Q. My husband is retired from the Army and is now working as a FERS employee. Once he can retire at 62, does Social Security offset his military? I am medically retired under CSRS. Since I did not pay into Social Security, can I collect Social Security under my husband?
A. Any Social Security benefit to which he would be entitled will be in addition to his military retired pay. That benefit will be based on his total years of Social Security-covered service. If he meets the age and service requirement to retire under FERS, based solely on his FERS service, he will be able to receive that benefit, too. He does have the option of making a deposit to the civilian retirement fund and get credit for his active-duty service; however, at retirement he would have to waive his military retired pay.
Any spousal Social Security benefit to which you would be entitled will be subject to the government pension offset provision. The GPO reduces or eliminates the spousal Social Security benefit of anyone receiving an annuity from a retirement system where he or she didn’t pay Social Security taxes, such as CSRS. The reduction would be $2 for every $3 you receive in your CSRS annuity.
Q. I have over 30 years of substantial earnings under Social Security. My spouse has 20 years of substantial earnings under Social Security. She also falls under the windfall elimination provision (WEP) because she is an educator and will receive a pension. My benefits are such that if she accepts the spousal benefit, rather than her own, it will be higher than her regular payment. That would then be subject to WEP. But, since I have over 30 years of substantial earnings, should she be eligible for the full spousal benefit? If she had over 30 years she would receive all of her benefit so why not the full spousal benefit?
A. I think what you are saying is that you wife’s Social Security benefit will be affected by the windfall elimination provision because she will be receiving an annuity from a retirement system where she didn’t pay Social Security taxes. If I’m right, then her entitlement to a spousal benefit based on your work record won’t be affected by the WEP; instead it will be affected by the government pension offset provision of law. The GPO reduces — and often eliminates — the spousal benefit of someone who is receiving an annuity from a retirement system where he or she didn’t pay Social Security taxes. The reduction would be $2 for every $3 she receives in her annuity.

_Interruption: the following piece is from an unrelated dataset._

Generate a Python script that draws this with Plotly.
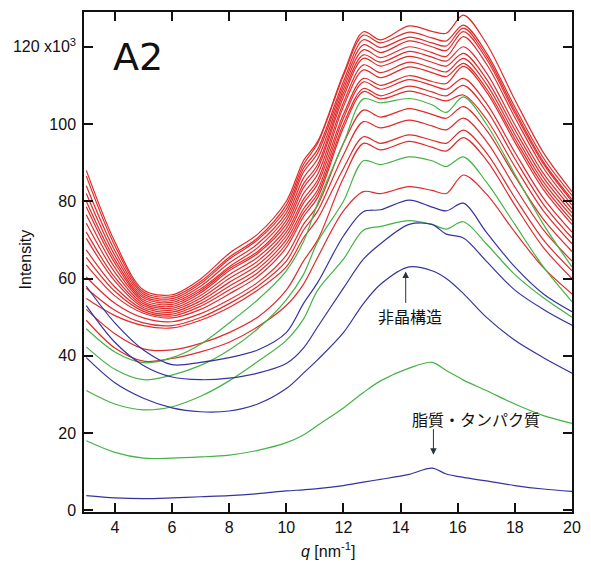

Q. I am retired under a combination of CSRS (14 years) and FERS (12 years). My CSRS annuity is $3,000 a month and my Social Security is $600 a month. If my spouse dies, can I get any part of his $1,600 monthly Social Security?

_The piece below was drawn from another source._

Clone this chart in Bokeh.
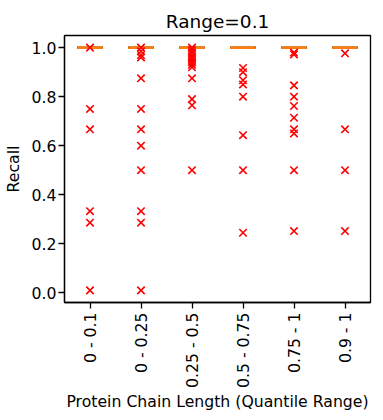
from bokeh.plotting import figure
from bokeh.models import Range1d, FixedTicker
from bokeh.embed import file_html
from bokeh.resources import INLINE
import numpy as np

categories = ["0 - 0.1", "0 - 0.25", "0.25 - 0.5", "0.5 - 0.75", "0.75 - 1", "0.9 - 1"]
medians = [1.0, 1.0, 1.0, 1.0, 1.0, 1.0]
q1 = [1.0, 1.0, 1.0, 1.0, 1.0, 1.0]
q3 = [1.0, 1.0, 1.0, 1.0, 1.0, 1.0]
fliers_1 = [1.0, 0.75, 0.667, 0.333, 0.286, 0.01]
fliers_2 = [1.0, 0.985, 0.97, 0.96, 0.875, 0.75, 0.667, 0.6, 0.5, 0.333, 0.286, 0.01]
fliers_3 = [1.0, 0.99, 0.98, 0.97, 0.96, 0.95, 0.94, 0.93, 0.92, 0.875, 0.79, 0.765, 0.5]
fliers_4 = [0.917, 0.9, 0.867, 0.85, 0.8, 0.643, 0.5, 0.245]
fliers_5 = [0.98, 0.972, 0.846, 0.8, 0.762, 0.714, 0.667, 0.65, 0.5, 0.252]
fliers_6 = [0.977, 0.667, 0.5, 0.252]
y_ticks = [0.0, 0.2, 0.4, 0.6, 0.8, 1.0]

FONT = "DejaVu Sans"

xs = np.arange(1, len(categories) + 1)
all_fliers = [fliers_1, fliers_2, fliers_3, fliers_4, fliers_5, fliers_6]
fx = [xs[i] for i, fl in enumerate(all_fliers) for _ in fl]
fy = [v for fl in all_fliers for v in fl]

p = figure(frame_width=306, frame_height=267, output_backend="svg", toolbar_location=None,
           x_range=Range1d(0.5, 6.5), y_range=Range1d(-0.0395, 1.0495),
           min_border_left=57, min_border_right=3, min_border_top=35, min_border_bottom=106)
p.title.text = "Range=0.1"
p.title.align = "center"
p.title.text_font = FONT
p.title.text_font_size = "18.5px"
p.title.text_font_style = "normal"
p.title.text_color = "black"
p.title.standoff = 8

p.xgrid.visible = False
p.ygrid.visible = False
p.outline_line_color = "black"
p.outline_line_width = 1.3
p.background_fill_color = "white"

for ax in (p.xaxis[0], p.yaxis[0]):
    ax.major_label_text_font = FONT
    ax.major_label_text_font_size = "15.7px"
    ax.axis_label_text_font = FONT
    ax.axis_label_text_font_size = "15.7px"
    ax.axis_label_text_font_style = "normal"
    ax.major_tick_out = 6
    ax.major_tick_in = 0
    ax.minor_tick_out = 0
    ax.minor_tick_in = 0
    ax.major_tick_line_width = 1.3
    ax.axis_line_width = 1.3
    ax.major_label_text_color = "black"
    ax.axis_label_text_color = "black"

p.yaxis.ticker = FixedTicker(ticks=y_ticks)
p.yaxis.major_label_overrides = {t: f"{t:.1f}" for t in y_ticks}
p.yaxis.axis_label = "Recall"
p.yaxis.major_label_standoff = 2
p.yaxis.axis_label_standoff = 6

p.xaxis.ticker = FixedTicker(ticks=list(xs))
p.xaxis.major_label_overrides = {int(x): c for x, c in zip(xs, categories)}
p.xaxis.major_label_orientation = np.pi / 2
p.xaxis.axis_label = "Protein Chain Length (Quantile Range)"
p.xaxis.major_label_standoff = 4
p.xaxis.axis_label_standoff = 1

# box (collapsed) and caps
p.segment(x0=xs - 0.25, x1=xs + 0.25, y0=q1, y1=q1, line_color="black", line_width=1.6)
p.segment(x0=xs - 0.25, x1=xs + 0.25, y0=q3, y1=q3, line_color="black", line_width=1.6)
# medians
p.segment(x0=xs - 0.25, x1=xs + 0.25, y0=medians, y1=medians, line_color="#ff7f0e", line_width=2.6)
# fliers
p.scatter(fx, fy, marker="x", size=10.5, line_color="red", line_width=1.6)

open("out.html", "w").write(file_html(p, INLINE))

Q. I am a government DoD CSRS employee of 38 years and plan on working for another couple of years –- I want that 40 years with 80 percent of my salary as retirement. I turn 62 this September and have been told I can draw my ex’s Social Security starting Oct 1. We were married for 28 years. Is this true? Is there a limit on the amount of money I can draw while I am still employed? I know when I retire, it will offset my retirement (which I feel is unfair).

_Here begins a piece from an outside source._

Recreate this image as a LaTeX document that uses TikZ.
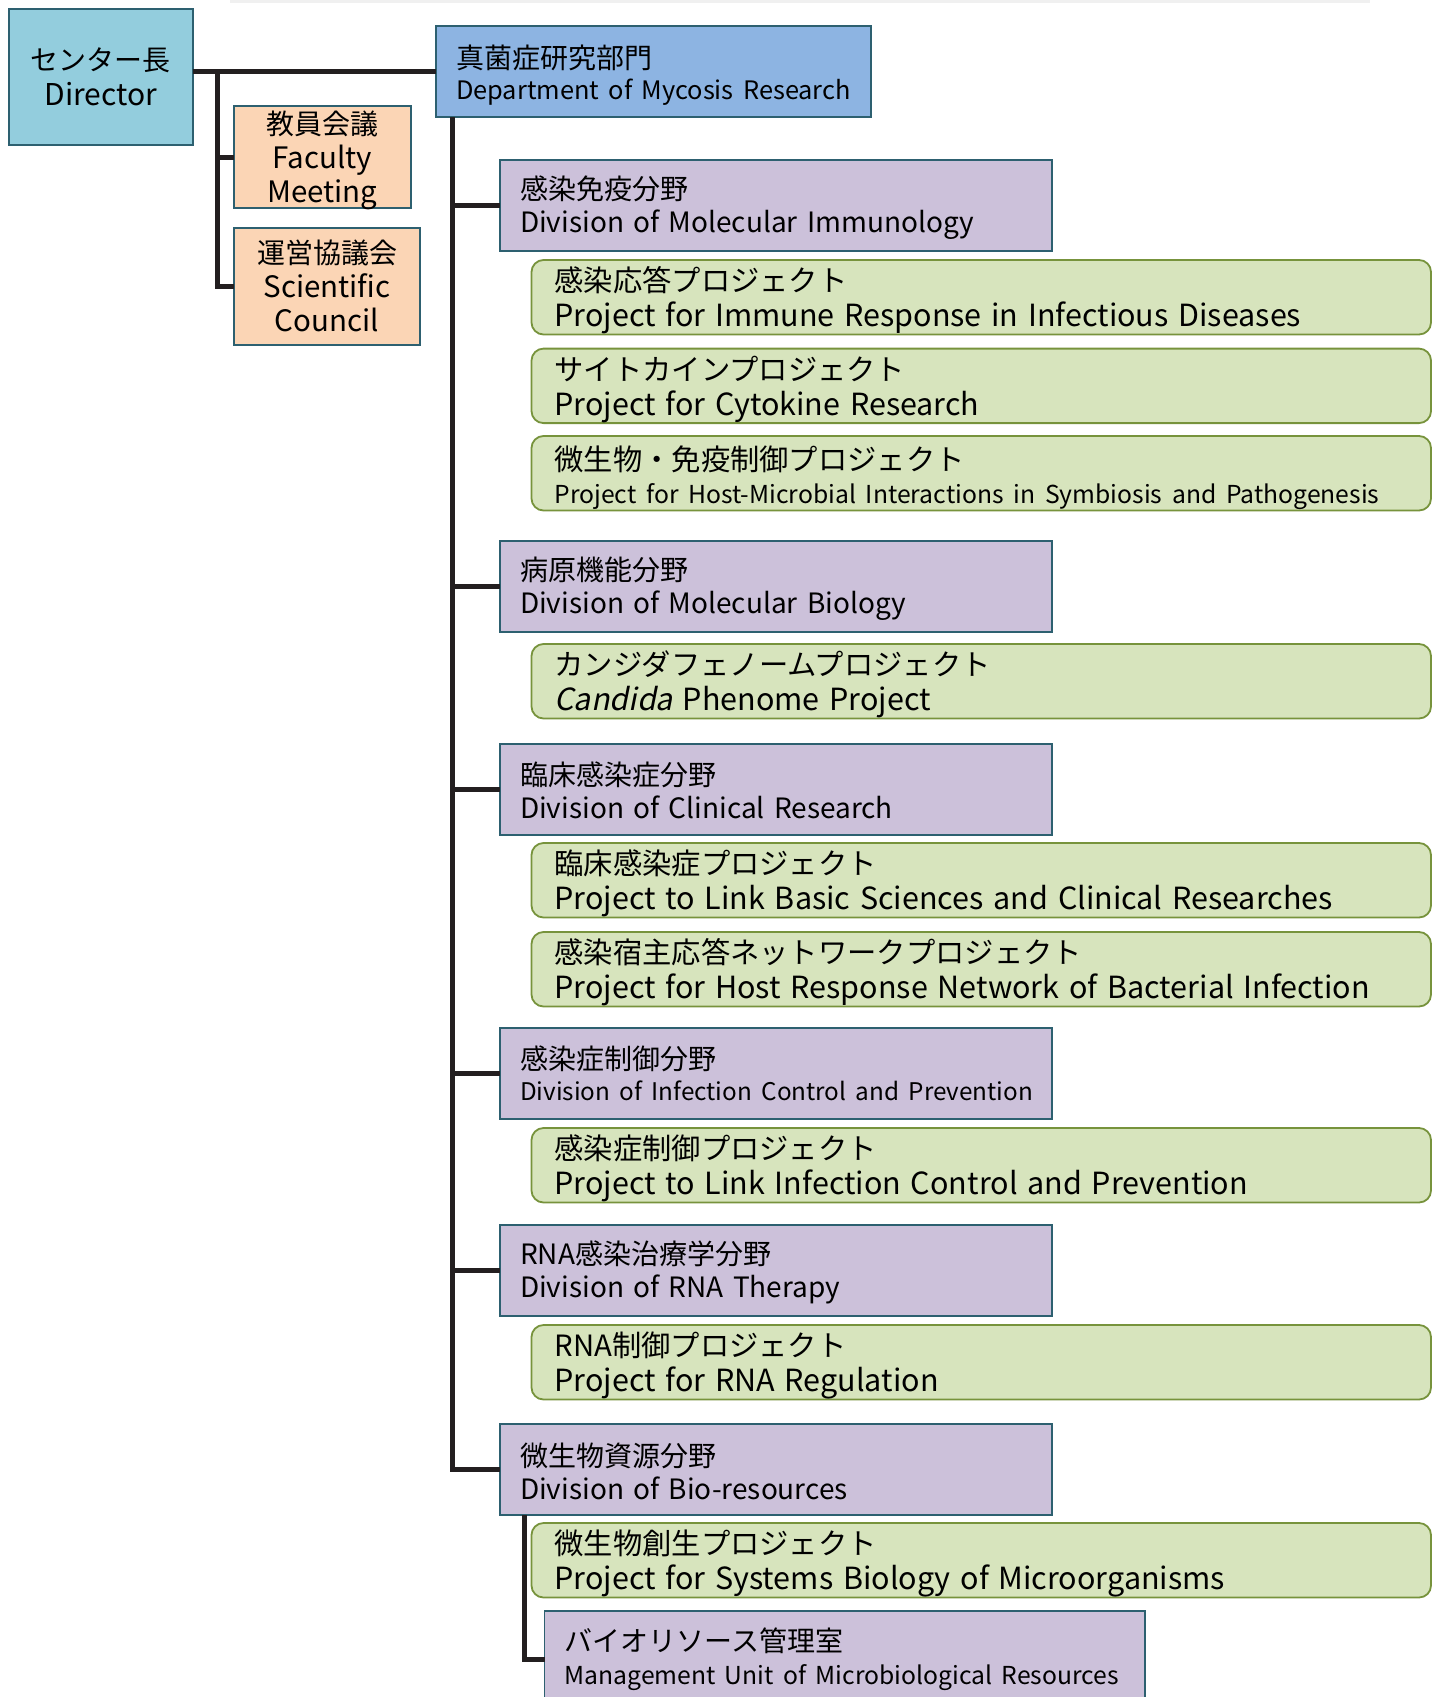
\documentclass[tikz,border=0pt]{standalone}
\usepackage{fontspec}
\setmainfont{Noto Sans CJK JP}
\newfontfamily\slantfont{Noto Sans CJK JP}[FakeSlant=0.2]
\definecolor{bordc}{HTML}{2D6070}
\definecolor{dirc}{HTML}{93CDDD}
\definecolor{facc}{HTML}{FBD5B5}
\definecolor{deptc}{HTML}{8DB4E2}
\definecolor{divc}{HTML}{CCC1DA}
\definecolor{grnfill}{HTML}{D7E4BD}
\definecolor{grnline}{HTML}{77933C}
\definecolor{connc}{HTML}{231F20}
\newcommand\fs[2]{\fontsize{#1}{#2}\selectfont}
% lower one line of text by #1 without changing its box size
\newcommand\lo[2][2pt]{\raisebox{-#1}[\height][\depth]{#2}}
\begin{document}
\begin{tikzpicture}[x=1pt,y=-1pt,
  box/.style={draw=bordc, line width=1.8pt, anchor=north west, inner ysep=0pt, outer sep=0pt},
  dirbox/.style={box, fill=dirc, minimum width=184pt, minimum height=136pt, align=center, font=\fs{28}{34}},
  facbox/.style={box, fill=facc, align=center, font=\fs{28}{34}, inner xsep=0pt},
  deptbox/.style={box, fill=deptc, text width=395pt, inner xsep=20pt, minimum height=91pt, align=left, font=\fs{28}{33}},
  divbox/.style={box, fill=divc, text width=512pt, inner xsep=20pt, minimum height=91pt, align=left, font=\fs{28}{33}},
  mgbox/.style={box, fill=divc, text width=560.5pt, inner xsep=20pt, minimum height=96pt, align=left, font=\fs{28}{33}},
  projbox/.style={draw=grnline, fill=grnfill, line width=1.8pt, rounded corners=12pt, anchor=north west, inner ysep=0pt, outer sep=0pt, text width=853.5pt, inner xsep=23pt, minimum height=74.5pt, align=left, font=\fs{29.3}{35}},
  conn/.style={draw=connc, line width=5pt}
]
\useasboundingbox (0,0) rectangle (1442,1697);
\fill[white] (0,0) rectangle (1442,1697);
\draw[gray!12, line width=3pt] (230,1) -- (1370,1);

\node[dirbox] (dir) at (8.7,8.7) {センター長\\\fs{30}{34}\lo[1pt]{Director}};
\node[facbox, text width=177pt, minimum height=102pt] (fac) at (234,106) {\lo[3.5pt]{教員会議}\\\fs{29.5}{34}\lo[3.5pt]{Faculty}\\\fs{29.5}{34}\lo[3.5pt]{Meeting}};
\node[facbox, text width=186pt, minimum height=117pt] (sci) at (234,228) {\lo[-1pt]{運営協議会}\\\fs{29.5}{34}\lo[-1pt]{Scientific}\\\fs{29.5}{34}\lo[-1pt]{Council}};
\node[deptbox] (dept) at (436,26) {\lo[4.3pt]{真菌症研究部門}\\\fs{25.4}{33}\lo[2.2pt]{Department of Mycosis Research}};

\node[divbox] (d1) at (500,160) {\lo{感染免疫分野}\\\lo{Division of Molecular Immunology}};
\node[projbox] (g1) at (531.5,260) {\lo[3.2pt]{感染応答プロジェクト}\\\fs{30.5}{35}\lo[3.2pt]{Project for Immune Response in Infectious Diseases}};
\node[projbox] (g2) at (531.5,348.6) {\lo[3.2pt]{サイトカインプロジェクト}\\\fs{30.5}{35}\lo[3.2pt]{Project for Cytokine Research}};
\node[projbox] (g3) at (531.5,436) {\lo[5.2pt]{微生物・免疫制御プロジェクト}\\\fs{24.7}{34}\lo[3.2pt]{Project for Host-Microbial Interactions in Symbiosis and Pathogenesis}};

\node[divbox] (d2) at (500,541) {\lo{病原機能分野}\\\lo{Division of Molecular Biology}};
\node[projbox] (g4) at (531.5,644) {\lo[3.2pt]{カンジダフェノームプロジェクト}\\\fs{30.5}{35}\lo[3.2pt]{{\slantfont Candida} Phenome Project}};

\node[divbox] (d3) at (500,744) {\lo[1pt]{臨床感染症分野}\\\lo[1pt]{Division of Clinical Research}};
\node[projbox] (g5) at (531.5,843) {\lo[3.2pt]{臨床感染症プロジェクト}\\\fs{30.5}{35}\lo[3.2pt]{Project to Link Basic Sciences and Clinical Researches}};
\node[projbox] (g6) at (531.5,932) {\lo[3.2pt]{感染宿主応答ネットワークプロジェクト}\\\fs{30.5}{35}\lo[3.2pt]{Project for Host Response Network of Bacterial Infection}};

\node[divbox, font=\fs{28}{31}] (d4) at (500,1028) {感染症制御分野\\\fs{24.3}{31}\mbox{Division of Infection Control and Prevention}};
\node[projbox] (g7) at (531.5,1128) {\lo[3.2pt]{感染症制御プロジェクト}\\\fs{30.5}{35}\lo[3.2pt]{Project to Link Infection Control and Prevention}};

\node[divbox] (d5) at (500,1225) {\lo{RNA感染治療学分野}\\\lo{Division of RNA Therapy}};
\node[projbox] (g8) at (531.5,1325) {\lo[3.2pt]{RNA制御プロジェクト}\\\fs{30.5}{35}\lo[3.2pt]{Project for RNA Regulation}};

\node[divbox] (d6) at (500,1424) {\lo{微生物資源分野}\\\lo{Division of Bio-resources}};
\node[projbox] (g9) at (531.5,1523) {\lo[3.2pt]{微生物創生プロジェクト}\\\fs{30.5}{35}\lo[3.2pt]{Project for Systems Biology of Microorganisms}};
\node[mgbox] (mg) at (544.5,1611) {\mbox{バイオリソース管理室}\\\fs{24.7}{33}\mbox{Management Unit of Microbiological Resources}};

% connectors
\coordinate (lj) at ([xshift=25pt]dir.east |- dept.west);
\draw[conn] (dir.east |- dept.west) -- (dept.west);
\draw[conn] (lj) |- (sci.west);
\draw[conn] (lj |- fac.west) -- (fac.west);

\coordinate (trunk) at ([xshift=16.5pt]dept.south west);
\draw[conn] (trunk) |- (d6.west);
\foreach \n in {d1,d2,d3,d4,d5} \draw[conn] (trunk |- \n.west) -- (\n.west);

\coordinate (sub) at ([xshift=24pt]d6.south west);
\draw[conn] (sub) |- (mg.west);
\end{tikzpicture}
\end{document}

Q: I am retiring soon under the Federal Employees Retirement System and my spouse is already retired under the Civil Service Retirement System. Should I die before her, will she be able to collect unreduced Social Security survivor’s benefits?
A: No, she won’t. Her survivor benefit will be subject to the government pension offset provision of the law, which will reduce that benefit by $2 for every $3 she receives in her CSRS annuity.
Q: I am a 65-year-old active CSRS federal employee. My wife is 63 and receives Social Security benefits. Am I eligible for a Social Security spousal benefit while I am still employed and not receiving a CSRS annuity?
A: Yes, you are. However, when you retire, you will be subject to the government pension offset provision of law, which will reduce that spousal benefit by $2 for every $3 you receive in your CSRS annuity. In most cases, the GPO eliminates the Social Security spousal benefit.